The power sector was the only saving grace with electricity generation clocking a growth of 6.1 per cent during the last fiscal as against 4 per cent growth during FY13. However, Nayar said that the healthy reservoir levels at present with reference to the year-ago period notwithstanding, the possibility of sub-par monsoon rainfall would act as a dampener on hydroelectricity generation in FY15.
Adding to falling investment demand woes is declining consumption demand. During the year, consumer durables declined 12.2 per cent while overall growth in consumer goods stood at 2.6 per cent. Capital goods production, a barometer of investment, also shrank 4 per cent as against a contraction of 6 per cent in FY13.
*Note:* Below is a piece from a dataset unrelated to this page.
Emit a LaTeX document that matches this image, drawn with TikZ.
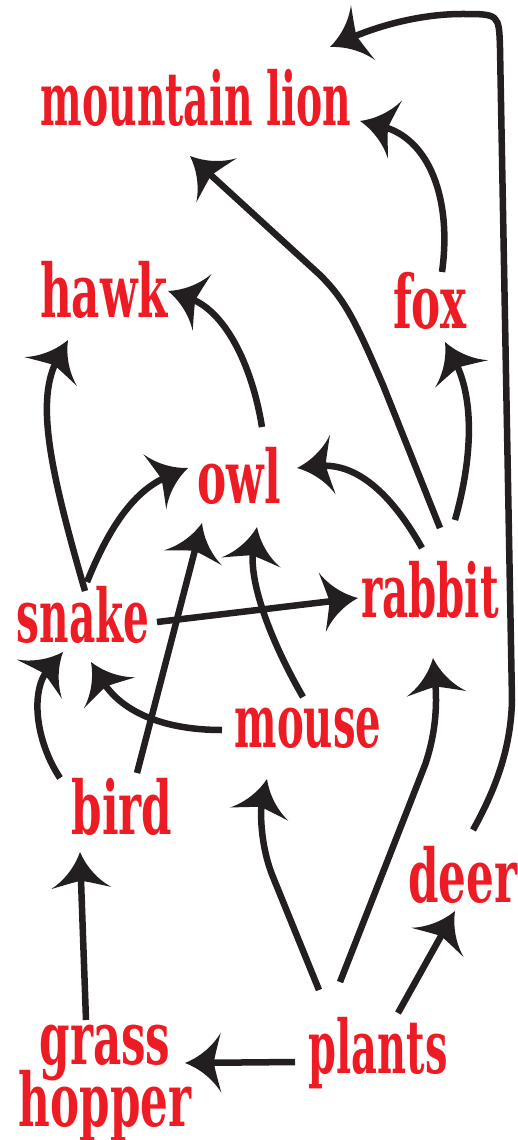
\documentclass[tikz,border=0pt]{standalone}
\usepackage{fontspec}
\newfontfamily\lblfont{DejaVu Serif}[FakeStretch=0.59]
\usetikzlibrary{arrows.meta}
\pgfdeclarearrow{
  name = Swoosh,
  parameters = {\the\pgfarrowlength,\the\pgfarrowwidth},
  setup code = {
    \pgfarrowssettipend{0pt}
    \pgfarrowssetlineend{-0.6\pgfarrowlength}
    \pgfarrowssetbackend{-\pgfarrowlength}
    \pgfarrowssavethe\pgfarrowlength
    \pgfarrowssavethe\pgfarrowwidth
  },
  drawing code = {
    \pgfpathmoveto{\pgfqpoint{0pt}{0pt}}
    \pgfpathcurveto{\pgfpoint{-0.35\pgfarrowlength}{0.08\pgfarrowwidth}}{\pgfpoint{-0.75\pgfarrowlength}{0.25\pgfarrowwidth}}{\pgfpoint{-\pgfarrowlength}{0.5\pgfarrowwidth}}
    \pgfpathcurveto{\pgfpoint{-0.88\pgfarrowlength}{0.22\pgfarrowwidth}}{\pgfpoint{-0.82\pgfarrowlength}{0.08\pgfarrowwidth}}{\pgfpoint{-0.8\pgfarrowlength}{0pt}}
    \pgfpathcurveto{\pgfpoint{-0.82\pgfarrowlength}{-0.08\pgfarrowwidth}}{\pgfpoint{-0.88\pgfarrowlength}{-0.22\pgfarrowwidth}}{\pgfpoint{-\pgfarrowlength}{-0.5\pgfarrowwidth}}
    \pgfpathcurveto{\pgfpoint{-0.75\pgfarrowlength}{-0.25\pgfarrowwidth}}{\pgfpoint{-0.35\pgfarrowlength}{-0.08\pgfarrowwidth}}{\pgfqpoint{0pt}{0pt}}
    \pgfpathclose
    \pgfusepathqfill
  },
  defaults = {length = 36pt, width = 60pt}
}
\definecolor{lblred}{HTML}{ED1C24}
\definecolor{ink}{HTML}{231F20}
\tikzset{
  lbl/.style={text=lblred, font={\lblfont\bfseries\fontsize{74}{62}\selectfont\lineskiplimit=-100pt}, inner sep=0pt, anchor=base},
  link/.style={draw=ink, line width=6.5pt, -{Swoosh[length=36pt,width=60pt]}}
}
\begin{document}
\begin{tikzpicture}[x=1pt,y=-1pt]
\useasboundingbox (0,0) rectangle (517,1140);
\node[lbl] (ml) at (196,125) {\scalebox{0.9}[1]{mountain lion}};
\node[lbl] (hawk) at (104,317) {hawk};
\node[lbl] (fox) at (430,328) {fox};
\node[lbl] (owl) at (239,503) {owl};
\node[lbl] (snake) at (83,642) {\scalebox{0.93}[1]{snake}};
\node[lbl] (rabbit) at (430,617) {\scalebox{0.925}[1]{rabbit}};
\node[lbl] (mouse) at (308,747) {\scalebox{0.92}[1]{mouse}};
\node[lbl] (bird) at (122,834) {bird};
\node[lbl] (deer) at (463,902) {deer};
\node[lbl, align=center] (gh) at (105,1126) {grass\\hopper};
\node[lbl] (plants) at (378,1073) {\scalebox{0.915}[1]{plants}};

% deer -> mountain lion
\draw[link] ([shift={(10,-72)}]deer.base) .. controls (498,785) and (511,745) .. (512,700)
  -- (500,48) .. controls (499,14) .. (462,14) .. controls (420,14) and (378,26) .. ([shift={(134,-78)}]ml.base);
% fox -> mountain lion
\draw[link] ([shift={(12,-56)}]fox.base) .. controls (452,200) and (430,138) .. ([shift={(164,-4)}]ml.base);
% rabbit -> mountain lion
\draw[link] ([shift={(10,-89)}]rabbit.base) -- (383,385) .. controls (355,320) and (345,300) .. (320,275) -- ([shift={(-6,31)}]ml.base);
% owl -> hawk
\draw[link] ([shift={(23,-76)}]owl.base) .. controls (252,365) and (225,310) .. ([shift={(64,-26)}]hawk.base);
% snake -> hawk
\draw[link] ([shift={(2,-51)}]snake.base) .. controls (50,470) and (35,400) .. ([shift={(-36,23)}]hawk.base);
% snake -> owl
\draw[link] ([shift={(4,-60)}]snake.base) .. controls (110,525) and (135,490) .. ([shift={(-51,-35)}]owl.base);
% rabbit -> owl
\draw[link] ([shift={(-8,-69)}]rabbit.base) .. controls (395,500) and (360,462) .. ([shift={(58,-35)}]owl.base);
% bird -> owl
\draw[link] ([shift={(15,-61)}]bird.base) -- ([shift={(-37,20)}]owl.base);
% mouse -> owl
\draw[link] ([shift={(-5,-50)}]mouse.base) .. controls (270,640) and (248,580) .. ([shift={(18,24)}]owl.base);
% snake -> rabbit
\draw[link] ([shift={(74,-20)}]snake.base) -- ([shift={(-72,-19)}]rabbit.base);
% mouse -> snake
\draw[link] ([shift={(-86,-17)}]mouse.base) .. controls (160,730) and (120,710) .. ([shift={(8,20)}]snake.base);
% bird -> snake
\draw[link] ([shift={(-62,-56)}]bird.base) .. controls (35,740) and (30,690) .. ([shift={(-20,10)}]snake.base);
% grasshopper -> bird
\draw[link] ([shift={(-19,-106)}]gh.base) -- ([shift={(-42,18)}]bird.base);
% plants -> grasshopper
\draw[link] ([shift={(-83,-11)}]plants.base) -- ([shift={(80,-63)}]gh.base);
% plants -> mouse
\draw[link] ([shift={(-59,-83)}]plants.base) -- (273,877) .. controls (260,845) and (260,810) .. ([shift={(-41,32)}]mouse.base);
% plants -> rabbit
\draw[link] ([shift={(-38,-91)}]plants.base) -- (425,765) .. controls (437,730) and (437,700) .. ([shift={(3,41)}]rabbit.base);
% plants -> deer
\draw[link] ([shift={(20,-60)}]plants.base) -- ([shift={(-8,9)}]deer.base);
% rabbit -> fox
\draw[link] ([shift={(25,-97)}]rabbit.base) .. controls (472,460) and (475,400) .. ([shift={(15,14)}]fox.base);
\end{tikzpicture}
\end{document}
However, consumer non-durables grew 5.2 per cent in FY14 as against 2.8 per cent during the year ago period. It grew 7.2 per cent during March. “The uptick in consumer non-durables during the month is likely to have been led by a revival in exports of yarn, textiles, apparels, which may sustain in the ongoing quarter,” Nayar said.
Of the 22 industries, 12 industry groups in the manufacturing sector showed negative growth during March lead by radio, TV and communication equipment and apparatus, office, accounting and computing machinery; medical, precision and optical instruments, watches and clocks, aluminium conductor and woolen carpets.
Industry groups such as wearing apparel; dressing and dyeing of fur; basic metals and food products and beverages, on the other hand, showed the highest positive growth.